GOAL ▸ Report, word for word, every line of the material that contains "this".

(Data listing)

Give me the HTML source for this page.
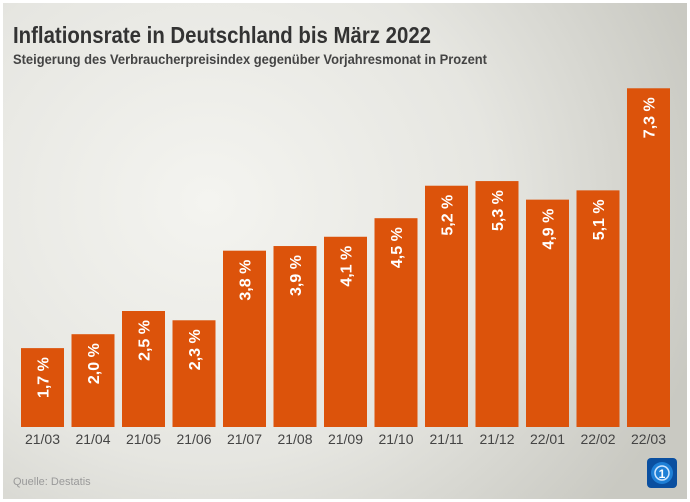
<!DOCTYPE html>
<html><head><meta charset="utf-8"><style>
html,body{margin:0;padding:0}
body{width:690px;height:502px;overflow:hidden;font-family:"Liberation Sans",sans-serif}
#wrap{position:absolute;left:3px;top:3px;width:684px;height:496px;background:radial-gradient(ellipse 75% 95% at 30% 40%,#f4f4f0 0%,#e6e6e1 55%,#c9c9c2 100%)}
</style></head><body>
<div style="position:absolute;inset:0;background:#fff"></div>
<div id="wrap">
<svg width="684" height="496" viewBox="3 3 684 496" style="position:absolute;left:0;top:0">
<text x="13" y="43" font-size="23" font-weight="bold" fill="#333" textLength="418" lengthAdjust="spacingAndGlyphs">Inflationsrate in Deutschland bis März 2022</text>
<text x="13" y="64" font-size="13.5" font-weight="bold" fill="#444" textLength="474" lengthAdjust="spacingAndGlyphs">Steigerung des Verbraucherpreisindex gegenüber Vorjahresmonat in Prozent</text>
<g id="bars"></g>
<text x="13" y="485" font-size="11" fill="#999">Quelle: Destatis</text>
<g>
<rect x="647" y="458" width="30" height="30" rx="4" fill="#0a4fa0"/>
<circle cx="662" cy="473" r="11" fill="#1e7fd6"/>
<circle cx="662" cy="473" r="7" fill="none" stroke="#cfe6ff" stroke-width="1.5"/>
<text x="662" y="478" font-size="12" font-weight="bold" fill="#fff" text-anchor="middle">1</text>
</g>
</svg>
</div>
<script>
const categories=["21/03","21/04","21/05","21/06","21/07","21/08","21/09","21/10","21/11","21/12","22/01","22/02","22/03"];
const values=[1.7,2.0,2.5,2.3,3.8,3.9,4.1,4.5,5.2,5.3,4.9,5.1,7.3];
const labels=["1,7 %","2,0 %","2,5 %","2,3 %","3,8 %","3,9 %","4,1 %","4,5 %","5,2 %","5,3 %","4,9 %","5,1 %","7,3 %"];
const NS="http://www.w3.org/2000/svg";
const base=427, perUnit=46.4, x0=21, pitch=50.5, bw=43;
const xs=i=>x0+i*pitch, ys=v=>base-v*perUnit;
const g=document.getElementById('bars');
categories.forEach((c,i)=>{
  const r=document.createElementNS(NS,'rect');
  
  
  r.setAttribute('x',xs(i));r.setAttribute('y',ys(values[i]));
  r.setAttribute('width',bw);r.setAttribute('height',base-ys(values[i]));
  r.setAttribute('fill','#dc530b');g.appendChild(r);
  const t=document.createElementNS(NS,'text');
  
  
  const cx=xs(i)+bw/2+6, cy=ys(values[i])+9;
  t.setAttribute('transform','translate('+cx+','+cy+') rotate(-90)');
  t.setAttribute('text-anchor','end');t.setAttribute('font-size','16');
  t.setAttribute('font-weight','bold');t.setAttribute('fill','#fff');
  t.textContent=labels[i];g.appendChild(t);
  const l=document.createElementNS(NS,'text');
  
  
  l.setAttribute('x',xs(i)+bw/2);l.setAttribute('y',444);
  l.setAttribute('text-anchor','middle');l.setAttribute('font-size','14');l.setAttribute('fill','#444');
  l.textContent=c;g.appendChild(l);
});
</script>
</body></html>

* * *

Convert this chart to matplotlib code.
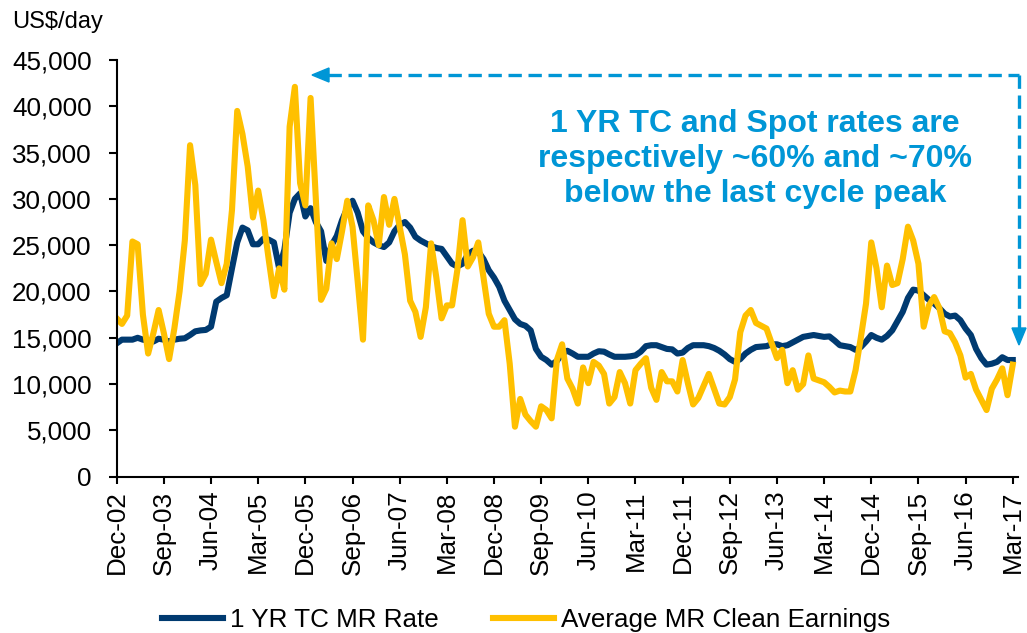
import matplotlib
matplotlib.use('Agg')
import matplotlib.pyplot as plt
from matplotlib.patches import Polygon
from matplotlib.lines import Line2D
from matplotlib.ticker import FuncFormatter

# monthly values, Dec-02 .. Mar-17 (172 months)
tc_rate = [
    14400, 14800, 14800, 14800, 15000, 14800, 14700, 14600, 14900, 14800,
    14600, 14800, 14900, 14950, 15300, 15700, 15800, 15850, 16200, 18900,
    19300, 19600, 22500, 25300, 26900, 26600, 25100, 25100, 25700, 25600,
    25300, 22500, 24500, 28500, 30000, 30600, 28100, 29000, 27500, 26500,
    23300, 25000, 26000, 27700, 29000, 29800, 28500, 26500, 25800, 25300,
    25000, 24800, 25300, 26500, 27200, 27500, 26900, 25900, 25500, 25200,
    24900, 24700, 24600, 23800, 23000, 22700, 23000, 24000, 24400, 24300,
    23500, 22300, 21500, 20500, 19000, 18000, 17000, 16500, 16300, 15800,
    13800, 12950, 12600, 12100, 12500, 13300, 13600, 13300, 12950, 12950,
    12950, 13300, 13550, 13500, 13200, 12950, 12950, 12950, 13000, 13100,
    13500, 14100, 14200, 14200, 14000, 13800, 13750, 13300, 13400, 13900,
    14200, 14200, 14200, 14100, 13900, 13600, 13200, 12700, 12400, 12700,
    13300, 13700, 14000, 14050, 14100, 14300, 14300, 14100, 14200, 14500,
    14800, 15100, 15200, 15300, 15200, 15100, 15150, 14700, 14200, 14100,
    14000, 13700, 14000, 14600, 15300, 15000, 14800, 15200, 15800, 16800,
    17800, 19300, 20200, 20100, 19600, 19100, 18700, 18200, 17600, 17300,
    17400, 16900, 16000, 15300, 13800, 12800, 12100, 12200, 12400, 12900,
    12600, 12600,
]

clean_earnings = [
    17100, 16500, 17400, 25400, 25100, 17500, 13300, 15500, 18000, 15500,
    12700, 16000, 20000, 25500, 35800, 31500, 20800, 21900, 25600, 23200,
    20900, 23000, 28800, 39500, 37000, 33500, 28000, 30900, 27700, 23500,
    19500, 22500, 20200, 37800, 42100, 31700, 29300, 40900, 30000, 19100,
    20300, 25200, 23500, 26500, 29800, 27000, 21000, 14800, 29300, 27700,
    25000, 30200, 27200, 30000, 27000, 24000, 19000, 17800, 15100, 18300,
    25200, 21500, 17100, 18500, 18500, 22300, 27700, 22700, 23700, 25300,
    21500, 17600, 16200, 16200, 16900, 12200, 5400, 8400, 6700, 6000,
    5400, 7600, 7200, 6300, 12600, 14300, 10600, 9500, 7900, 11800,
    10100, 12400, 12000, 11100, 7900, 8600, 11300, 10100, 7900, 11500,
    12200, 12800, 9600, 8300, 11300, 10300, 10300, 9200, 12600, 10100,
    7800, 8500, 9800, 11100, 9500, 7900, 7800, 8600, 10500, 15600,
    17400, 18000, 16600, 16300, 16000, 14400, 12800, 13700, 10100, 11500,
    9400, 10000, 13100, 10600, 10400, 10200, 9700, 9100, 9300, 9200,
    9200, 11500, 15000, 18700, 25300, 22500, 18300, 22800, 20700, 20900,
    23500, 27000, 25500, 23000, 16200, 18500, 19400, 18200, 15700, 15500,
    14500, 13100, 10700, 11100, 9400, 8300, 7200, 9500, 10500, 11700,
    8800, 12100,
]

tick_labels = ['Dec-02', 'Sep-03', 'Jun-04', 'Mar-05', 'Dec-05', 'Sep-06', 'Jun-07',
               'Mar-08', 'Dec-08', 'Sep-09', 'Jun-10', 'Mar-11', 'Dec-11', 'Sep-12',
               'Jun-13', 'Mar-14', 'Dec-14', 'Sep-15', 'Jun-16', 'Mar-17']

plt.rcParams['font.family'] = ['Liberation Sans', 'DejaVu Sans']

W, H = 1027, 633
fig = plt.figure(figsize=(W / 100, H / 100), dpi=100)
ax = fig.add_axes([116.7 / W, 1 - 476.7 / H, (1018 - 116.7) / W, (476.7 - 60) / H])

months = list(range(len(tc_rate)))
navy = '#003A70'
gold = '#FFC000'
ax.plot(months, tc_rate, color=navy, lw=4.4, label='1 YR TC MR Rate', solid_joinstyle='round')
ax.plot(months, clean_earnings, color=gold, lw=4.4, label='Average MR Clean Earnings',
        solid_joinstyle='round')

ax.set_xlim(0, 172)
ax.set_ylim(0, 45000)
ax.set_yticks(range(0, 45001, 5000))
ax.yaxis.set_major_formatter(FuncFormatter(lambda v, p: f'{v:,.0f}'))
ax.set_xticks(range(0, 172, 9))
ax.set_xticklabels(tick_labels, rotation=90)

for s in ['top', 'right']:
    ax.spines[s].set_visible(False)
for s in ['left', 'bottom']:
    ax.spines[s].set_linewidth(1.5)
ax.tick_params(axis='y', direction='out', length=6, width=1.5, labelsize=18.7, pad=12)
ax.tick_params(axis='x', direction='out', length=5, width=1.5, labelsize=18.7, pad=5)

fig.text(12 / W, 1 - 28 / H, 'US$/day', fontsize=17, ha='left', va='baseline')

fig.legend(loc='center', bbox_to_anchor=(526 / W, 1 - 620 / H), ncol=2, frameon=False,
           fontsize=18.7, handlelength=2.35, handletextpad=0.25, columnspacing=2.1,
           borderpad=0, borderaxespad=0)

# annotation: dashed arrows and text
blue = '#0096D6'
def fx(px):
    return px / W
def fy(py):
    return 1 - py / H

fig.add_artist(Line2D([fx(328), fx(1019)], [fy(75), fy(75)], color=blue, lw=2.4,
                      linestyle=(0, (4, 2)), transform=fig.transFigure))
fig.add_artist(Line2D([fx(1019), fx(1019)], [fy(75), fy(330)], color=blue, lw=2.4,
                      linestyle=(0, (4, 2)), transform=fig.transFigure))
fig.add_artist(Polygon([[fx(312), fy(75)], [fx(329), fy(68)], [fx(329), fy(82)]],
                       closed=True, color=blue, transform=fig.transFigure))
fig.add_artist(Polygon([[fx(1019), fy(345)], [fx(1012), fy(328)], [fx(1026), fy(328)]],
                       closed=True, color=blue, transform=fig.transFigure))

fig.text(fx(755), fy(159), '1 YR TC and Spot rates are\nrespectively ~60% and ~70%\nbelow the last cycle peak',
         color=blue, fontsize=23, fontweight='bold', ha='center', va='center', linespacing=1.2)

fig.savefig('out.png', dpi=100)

REPLY ▸
Give me the HTML source for this page.
Convert this chart to matplotlib code.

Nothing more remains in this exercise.